Skeptics have pointed to this episode as an origin for the grey aliens described in the 1961 Betty and Barney Hill abduction. In his 1990 article Entirely Unpredisposed, Martin Kottmeyer suggested that Barney's memories revealed under hypnosis might have been influenced by the episode, which was broadcast twelve days before Barney's first hypnotic session. Between the alleged 1961 abduction and the airing of the episode in 1964, Betty Hill's writings had described the aliens as short black-haired men with large "Jimmy Durante" noses. The episode featured an extraterrestrial with large eyes who says, "In all the universes, in all the unities beyond the universes, all who have eyes have eyes that speak." The report from the regression featured a scenario that was in some respects similar to the television show. In part, Kottmeyer wrote:

"Wraparound eyes are an extreme rarity in science fiction films. I know of only one instance. They appeared on the alien of an episode of an old TV series The Outer Limits entitled "The Bellero Shield". A person familiar with Barney's sketch in "The Interrupted Journey" and the sketch done in collaboration with the artist David Baker will find a "frisson" of "déjà vu" creeping up his spine when seeing this episode. The resemblance is much abetted by an absence of ears, hair, and nose on both aliens. Could it be by chance? Consider this: Barney first described and drew the wraparound eyes during the hypnosis session dated 22 February 1964. "The Bellero Shield" was first broadcast on 10 February 1964. Only twelve days separate the two instances. If the identification is admitted, the commonness of wraparound eyes in the abduction literature falls to cultural forces."

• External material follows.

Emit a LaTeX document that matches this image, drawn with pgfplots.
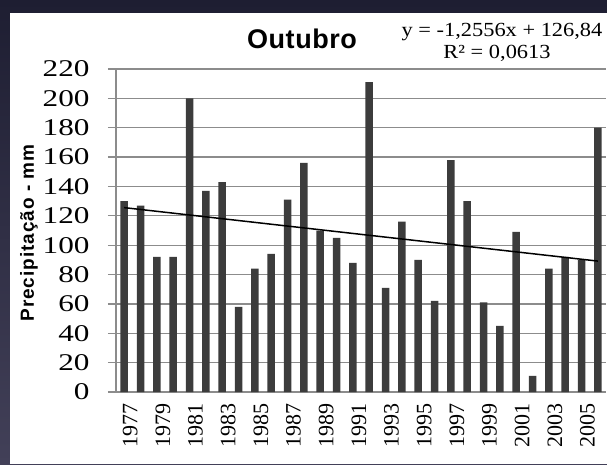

When a different researcher asked Betty about The Outer Limits, she insisted she had "never heard of it".

Despite Kottmeyer's writing that "wraparound eyes are an extreme rarity in science fiction," exaggeratedly large slanted eyes and a bald head are also features of the "monster" in the following week's episode, "The Children of Spider County," which aired only five days before Barney Hill's hypnosis session.

==Cast==
- Martin Landau – as Richard Bellero
- Sally Kellerman – as Judith Bellero
- Chita Rivera – as Mrs. Dane
- John Hoyt – as Bifrost Alien
- Neil Hamilton – as Richard Bellero, Sr.